Para vencê-los, é necessário que, a cada ataque físico ou magia, reduza-se a barra de vida dos inimigos. Em Breath of Fire, quando ela chega a zero, ainda é necessário golpear o inimigo por um número incerto de vezes até matá-lo. Essa é uma característica única: a incerteza do momento da vitória. Alguns adversários chegam a exigir mais tempo de luta na fase incógnita que na barra mensurada. Isso torna alguns enfrentamentos especialmente difíceis, pois, sem saber quando eles terminam, fica difícil traçar uma estratégia para vencer, até que se entenda cada dinâmica depois de perder várias vezes. De qualquer forma, o alento é que, sem o tradicional “game over”, o jogo sempre te devolve ao último santuário para salvamento do jogo e cura das personagens.
O progresso não é perdido, embora seja muito difícil usar isso para acumular níveis para novas tentativas, pois a experiência dada pelos monstros derrotados a cada luta, usada para elevar níveis que sobem os atributos das personagens, defasa muito rapidamente. Como ponto realmente negativo fica, por sinal, o progresso das personagens. Tanto pela lentidão da conquista de níveis após certo tempo num mesmo cenário, quanto pela discrepância da curva de poder de Ryu e Nina para os demais. Ao fim, o jogador está dependendo do protagonista e de sua principal companheira, respectivamente para ataque e cura, enquanto tenta manter os outros heróis vivos para, conforme a ação do inimigo em cada turno, apanharem no lugar do líder.
Personagens se tornaram repetitivos
Mais eficaz em contar uma boa história que os Final Fantasy anteriores, principalmente o rebuscado e erudito volume IV, dos complexos heróis Cecil e Kain, Breath of Fire conquistou principalmente o ocidente. Dragon Quest, seu outro rival, sempre foi restrito ao mercado japonês, embora lá tenha sido imenso sucesso. A franquia, que renovou o RPG turn-based no início dos anos 1990, ainda demonstrou força com Breath of Fire II, em 1996, mas definhou na era 3D, sendo de longe superada por Final Fantasy. Franquia esta que arrebatou o mercado de RPGs quando lançou seu lendário volume VII, de Cloud, Sephiroth, Tifa e cia, e embarcou por sua fase áurea com VIII, IX e X. Também acertou em renovar completamente as histórias a cada volume, enquanto a série da Capcom repetia a cada edição os mesmos Ryu e Nina e a mesma transmutação em dragões, com heróis auxiliares que, embora não fossem os mesmos, repetiam os mesmos arquétipos do animal antropomorfo, do ladrão etc.

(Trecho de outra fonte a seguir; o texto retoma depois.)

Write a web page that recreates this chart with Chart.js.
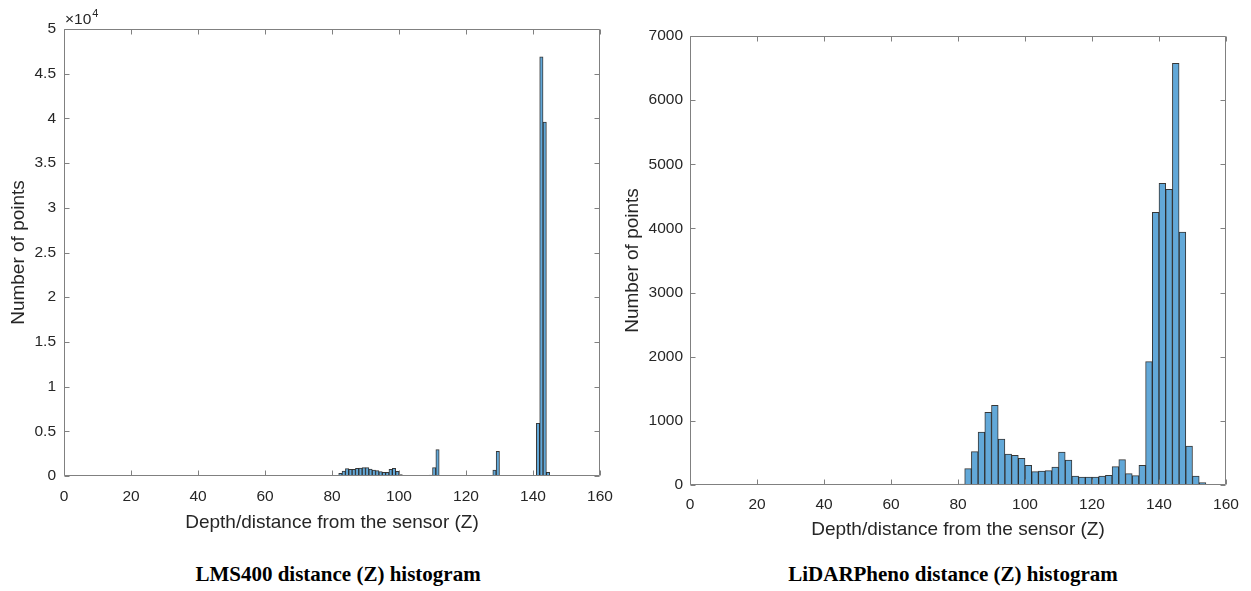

A série dos meninos que viravam dragão avançou razoavelmente até o volume IV, apostando equivocadamente em gráficos poligonais para personagens e cenários, com rotatividade de câmera, num início do 3D que não permitia bons cenários com essas ferramentas. Indo noutro caminho, a Squaresoft criou para Final Fantasy um sistema sobre gráficos pré-renderizados, usando e abusando de cenários suntuosos e detalhados, no que foi acompanhada pela Capcom em Resident Evil, mas não em seu RPG. O volume V de Breath of Fire, lançado para Playstation 2, fracassou em vendas e o VI, uma tentativa de retomada retrô em 2016, foi um fiasco.
Ficou, para os amantes dos games, a memória de um jogo que tornou-se subestimado em razão de sua descontinuidade, visto que o tema do garoto que se torna dragão, ainda que repetitivo, era uma receita de boas histórias.